The exhibition spans the first half of the 20th century, looking at the extraordinary achievements of Joaquín Torres-García (Uruguay, 1874-1949) in painting, sculpture, frescoes, drawing and collage, featuring more than 170 works. The exhibition has been organized by Luis Pérez-Oramas, curator of Latin American art at the MoMA, and can be seen from May 19 to September 11 on the third floor of Espacio Fundación Telefónica.
Torres-García (Uruguay, 1874-1949) is considered to be a central figure in the history of modern art. Through his work he adopted the formal freedom of modernity without sharing in the fascination for progress of most modern ideologies, and had as his aim the desire to produce art that was at the same time both temporary and timeless, constructive and symbolic, abstract and concrete.

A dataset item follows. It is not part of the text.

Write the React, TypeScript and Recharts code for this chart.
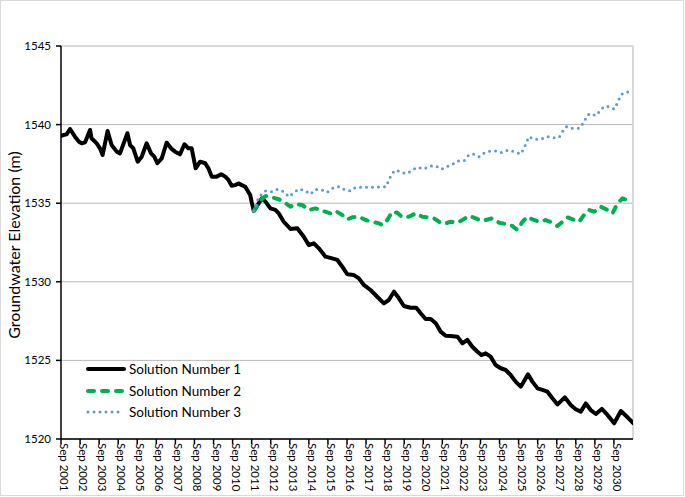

Joaquín Torres-García: The Arcadian Modern emphasizes the radical individuality of an artist who eludes classification. A central figure in the history of modernism and a key player in the transatlantic cultural exchanges that informed it, Torres-García has captivated generations of artists on both sides of the Atlantic, especially in the Americas, including major North American artists from Barnett Newman to Louise Bourgeois, and countless Latin American artists.
As he absorbed and transformed the techniques of modern art, Torres-García remained faithful to a vision of time as a collision of different periods rather than a linear progression – a distinction which is particularly relevant to contemporary art.
The exhibition at Espacio Fundación Telefónica is structured chronologically in a series of important chapters embracing the artist’s entire oeuvre, from his early works in Barcelona at the end of the 19th century to his last pieces in Montevideo in 1949. Of particular note are two key moments in his work: the period from 1923 to 1933, when Torres-García took part in several of the early modern European avant-garde movements while establishing his own signature pictographic-constructivist style: and from 1935 to 1943, when, having returned to Uruguay, he produced one of the most comprehensive catalogues of synthetic abstraction.